Exactly reproduce the lines of the listing below from the one containing "Write a Python" through the one containing "e_ara = [0.0] * 14". Skip the images.

____ Records provided

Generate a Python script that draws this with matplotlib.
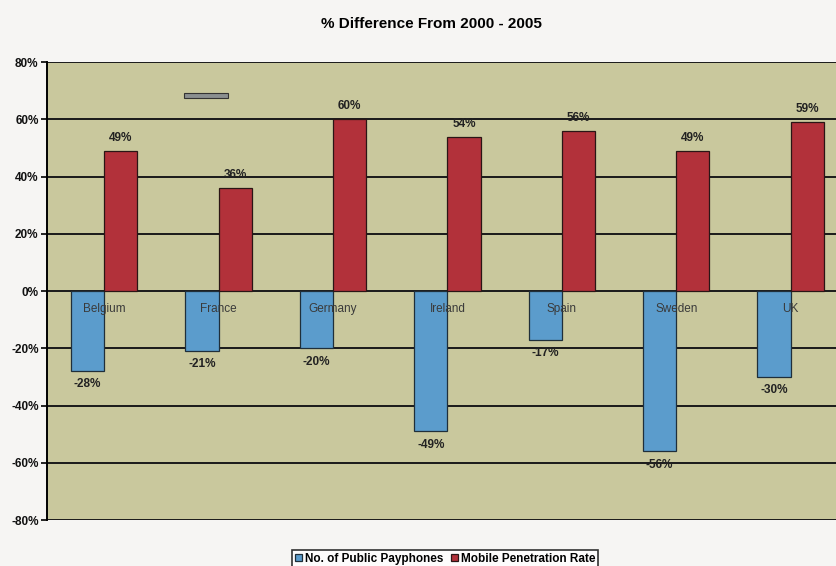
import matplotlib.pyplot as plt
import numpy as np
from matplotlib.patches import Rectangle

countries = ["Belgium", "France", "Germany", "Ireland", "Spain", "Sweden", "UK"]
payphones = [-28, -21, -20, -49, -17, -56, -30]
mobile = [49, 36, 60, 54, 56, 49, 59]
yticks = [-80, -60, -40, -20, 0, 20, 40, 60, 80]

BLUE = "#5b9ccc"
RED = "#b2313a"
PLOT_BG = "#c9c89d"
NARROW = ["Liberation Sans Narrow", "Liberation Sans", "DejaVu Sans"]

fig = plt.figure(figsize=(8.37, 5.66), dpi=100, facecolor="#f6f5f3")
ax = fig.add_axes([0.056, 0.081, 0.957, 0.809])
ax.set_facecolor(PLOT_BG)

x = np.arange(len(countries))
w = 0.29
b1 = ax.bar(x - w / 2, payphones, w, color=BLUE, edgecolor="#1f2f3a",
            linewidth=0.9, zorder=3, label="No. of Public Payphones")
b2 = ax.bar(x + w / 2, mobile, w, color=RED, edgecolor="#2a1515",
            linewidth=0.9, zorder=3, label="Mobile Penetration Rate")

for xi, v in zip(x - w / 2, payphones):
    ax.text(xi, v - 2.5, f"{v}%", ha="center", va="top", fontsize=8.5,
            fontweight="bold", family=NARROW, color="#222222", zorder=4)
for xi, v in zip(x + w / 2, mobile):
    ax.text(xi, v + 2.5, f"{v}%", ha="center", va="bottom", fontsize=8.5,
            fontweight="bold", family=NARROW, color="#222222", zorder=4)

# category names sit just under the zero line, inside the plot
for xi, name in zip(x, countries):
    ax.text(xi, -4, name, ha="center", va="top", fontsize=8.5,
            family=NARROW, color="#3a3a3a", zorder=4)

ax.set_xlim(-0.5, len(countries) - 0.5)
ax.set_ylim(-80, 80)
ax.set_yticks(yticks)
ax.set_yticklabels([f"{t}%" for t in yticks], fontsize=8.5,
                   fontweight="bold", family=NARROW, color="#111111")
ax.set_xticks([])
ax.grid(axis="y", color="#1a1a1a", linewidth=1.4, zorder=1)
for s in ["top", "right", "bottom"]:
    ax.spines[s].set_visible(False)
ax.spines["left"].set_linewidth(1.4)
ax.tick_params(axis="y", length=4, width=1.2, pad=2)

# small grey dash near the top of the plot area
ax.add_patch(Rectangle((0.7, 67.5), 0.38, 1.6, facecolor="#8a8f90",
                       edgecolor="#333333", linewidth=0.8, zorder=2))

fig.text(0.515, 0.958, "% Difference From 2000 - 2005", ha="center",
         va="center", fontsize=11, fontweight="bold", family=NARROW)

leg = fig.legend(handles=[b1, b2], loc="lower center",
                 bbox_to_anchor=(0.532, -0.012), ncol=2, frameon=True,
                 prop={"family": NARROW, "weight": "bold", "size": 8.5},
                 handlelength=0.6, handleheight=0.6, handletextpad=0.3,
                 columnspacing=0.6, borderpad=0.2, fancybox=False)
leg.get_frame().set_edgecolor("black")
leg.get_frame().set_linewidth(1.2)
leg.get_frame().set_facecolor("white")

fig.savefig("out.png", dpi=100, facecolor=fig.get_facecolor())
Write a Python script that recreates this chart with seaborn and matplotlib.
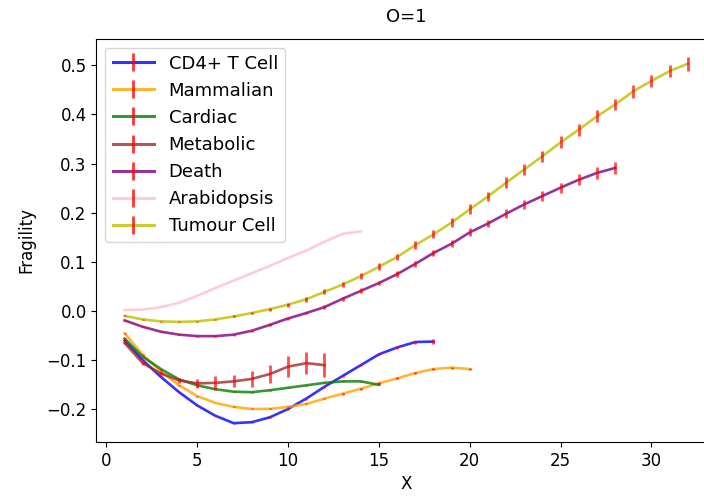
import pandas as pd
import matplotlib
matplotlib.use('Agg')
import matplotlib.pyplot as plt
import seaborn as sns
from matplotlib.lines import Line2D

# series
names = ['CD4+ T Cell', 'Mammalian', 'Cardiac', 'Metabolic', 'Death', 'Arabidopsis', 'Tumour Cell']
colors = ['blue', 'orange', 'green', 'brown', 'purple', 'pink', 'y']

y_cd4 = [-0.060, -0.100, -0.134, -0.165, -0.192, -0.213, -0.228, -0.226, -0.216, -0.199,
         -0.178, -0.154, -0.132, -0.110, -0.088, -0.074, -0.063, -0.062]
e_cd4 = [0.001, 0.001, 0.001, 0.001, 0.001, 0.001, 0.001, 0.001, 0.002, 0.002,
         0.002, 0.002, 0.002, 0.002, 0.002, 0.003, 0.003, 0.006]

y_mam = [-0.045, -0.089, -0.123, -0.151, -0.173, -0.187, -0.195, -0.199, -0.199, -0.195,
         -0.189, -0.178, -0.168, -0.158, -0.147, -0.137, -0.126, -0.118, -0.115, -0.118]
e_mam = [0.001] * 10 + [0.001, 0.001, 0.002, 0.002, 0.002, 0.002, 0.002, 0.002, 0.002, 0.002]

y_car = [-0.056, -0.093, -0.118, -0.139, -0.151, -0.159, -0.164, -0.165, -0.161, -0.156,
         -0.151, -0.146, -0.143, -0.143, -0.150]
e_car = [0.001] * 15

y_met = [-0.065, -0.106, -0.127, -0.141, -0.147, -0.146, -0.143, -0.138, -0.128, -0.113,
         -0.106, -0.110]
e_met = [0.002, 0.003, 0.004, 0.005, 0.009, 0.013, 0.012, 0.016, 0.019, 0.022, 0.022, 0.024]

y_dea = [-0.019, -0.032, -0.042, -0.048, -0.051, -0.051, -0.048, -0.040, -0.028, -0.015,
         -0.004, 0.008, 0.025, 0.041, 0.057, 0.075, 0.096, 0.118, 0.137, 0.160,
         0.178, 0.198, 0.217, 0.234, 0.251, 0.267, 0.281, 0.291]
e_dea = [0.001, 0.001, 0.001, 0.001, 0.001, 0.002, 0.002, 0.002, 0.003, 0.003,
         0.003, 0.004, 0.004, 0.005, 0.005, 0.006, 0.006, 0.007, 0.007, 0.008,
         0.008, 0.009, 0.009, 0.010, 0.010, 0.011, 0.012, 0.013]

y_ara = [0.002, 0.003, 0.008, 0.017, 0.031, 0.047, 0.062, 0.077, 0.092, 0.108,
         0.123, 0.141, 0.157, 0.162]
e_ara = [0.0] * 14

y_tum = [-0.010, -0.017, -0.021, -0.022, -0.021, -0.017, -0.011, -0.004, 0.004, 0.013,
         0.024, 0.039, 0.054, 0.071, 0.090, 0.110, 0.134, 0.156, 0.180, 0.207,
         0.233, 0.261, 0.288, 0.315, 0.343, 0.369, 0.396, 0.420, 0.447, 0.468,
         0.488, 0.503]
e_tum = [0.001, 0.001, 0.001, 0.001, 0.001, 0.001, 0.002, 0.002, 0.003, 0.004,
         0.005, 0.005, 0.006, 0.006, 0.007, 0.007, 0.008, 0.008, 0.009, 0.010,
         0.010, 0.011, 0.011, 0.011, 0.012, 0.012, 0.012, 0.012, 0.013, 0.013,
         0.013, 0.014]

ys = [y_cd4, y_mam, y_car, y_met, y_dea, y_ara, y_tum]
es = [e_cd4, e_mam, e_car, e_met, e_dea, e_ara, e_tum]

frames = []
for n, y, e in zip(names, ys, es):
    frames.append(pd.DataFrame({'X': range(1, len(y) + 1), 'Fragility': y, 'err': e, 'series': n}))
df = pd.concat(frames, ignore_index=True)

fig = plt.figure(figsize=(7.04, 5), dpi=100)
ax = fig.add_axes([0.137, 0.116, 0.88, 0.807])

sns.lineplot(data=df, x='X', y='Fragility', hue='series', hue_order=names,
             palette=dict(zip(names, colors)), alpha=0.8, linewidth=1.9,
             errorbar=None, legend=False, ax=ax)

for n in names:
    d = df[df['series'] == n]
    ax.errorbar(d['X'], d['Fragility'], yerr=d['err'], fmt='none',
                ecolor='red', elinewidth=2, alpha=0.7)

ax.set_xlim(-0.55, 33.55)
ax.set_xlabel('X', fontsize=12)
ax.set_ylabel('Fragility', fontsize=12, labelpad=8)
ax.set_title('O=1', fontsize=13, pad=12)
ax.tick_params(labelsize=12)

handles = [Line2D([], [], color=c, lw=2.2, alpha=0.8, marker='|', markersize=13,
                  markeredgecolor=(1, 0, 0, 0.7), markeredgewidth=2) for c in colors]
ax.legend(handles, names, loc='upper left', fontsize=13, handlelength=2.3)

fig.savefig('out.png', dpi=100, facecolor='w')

________

Result of the task:
Write a Python script that recreates this chart with seaborn and matplotlib.
import pandas as pd
import matplotlib
matplotlib.use('Agg')
import matplotlib.pyplot as plt
import seaborn as sns
from matplotlib.lines import Line2D

# series
names = ['CD4+ T Cell', 'Mammalian', 'Cardiac', 'Metabolic', 'Death', 'Arabidopsis', 'Tumour Cell']
colors = ['blue', 'orange', 'green', 'brown', 'purple', 'pink', 'y']

y_cd4 = [-0.060, -0.100, -0.134, -0.165, -0.192, -0.213, -0.228, -0.226, -0.216, -0.199,
         -0.178, -0.154, -0.132, -0.110, -0.088, -0.074, -0.063, -0.062]
e_cd4 = [0.001, 0.001, 0.001, 0.001, 0.001, 0.001, 0.001, 0.001, 0.002, 0.002,
         0.002, 0.002, 0.002, 0.002, 0.002, 0.003, 0.003, 0.006]

y_mam = [-0.045, -0.089, -0.123, -0.151, -0.173, -0.187, -0.195, -0.199, -0.199, -0.195,
         -0.189, -0.178, -0.168, -0.158, -0.147, -0.137, -0.126, -0.118, -0.115, -0.118]
e_mam = [0.001] * 10 + [0.001, 0.001, 0.002, 0.002, 0.002, 0.002, 0.002, 0.002, 0.002, 0.002]

y_car = [-0.056, -0.093, -0.118, -0.139, -0.151, -0.159, -0.164, -0.165, -0.161, -0.156,
         -0.151, -0.146, -0.143, -0.143, -0.150]
e_car = [0.001] * 15

y_met = [-0.065, -0.106, -0.127, -0.141, -0.147, -0.146, -0.143, -0.138, -0.128, -0.113,
         -0.106, -0.110]
e_met = [0.002, 0.003, 0.004, 0.005, 0.009, 0.013, 0.012, 0.016, 0.019, 0.022, 0.022, 0.024]

y_dea = [-0.019, -0.032, -0.042, -0.048, -0.051, -0.051, -0.048, -0.040, -0.028, -0.015,
         -0.004, 0.008, 0.025, 0.041, 0.057, 0.075, 0.096, 0.118, 0.137, 0.160,
         0.178, 0.198, 0.217, 0.234, 0.251, 0.267, 0.281, 0.291]
e_dea = [0.001, 0.001, 0.001, 0.001, 0.001, 0.002, 0.002, 0.002, 0.003, 0.003,
         0.003, 0.004, 0.004, 0.005, 0.005, 0.006, 0.006, 0.007, 0.007, 0.008,
         0.008, 0.009, 0.009, 0.010, 0.010, 0.011, 0.012, 0.013]

y_ara = [0.002, 0.003, 0.008, 0.017, 0.031, 0.047, 0.062, 0.077, 0.092, 0.108,
         0.123, 0.141, 0.157, 0.162]
e_ara = [0.0] * 14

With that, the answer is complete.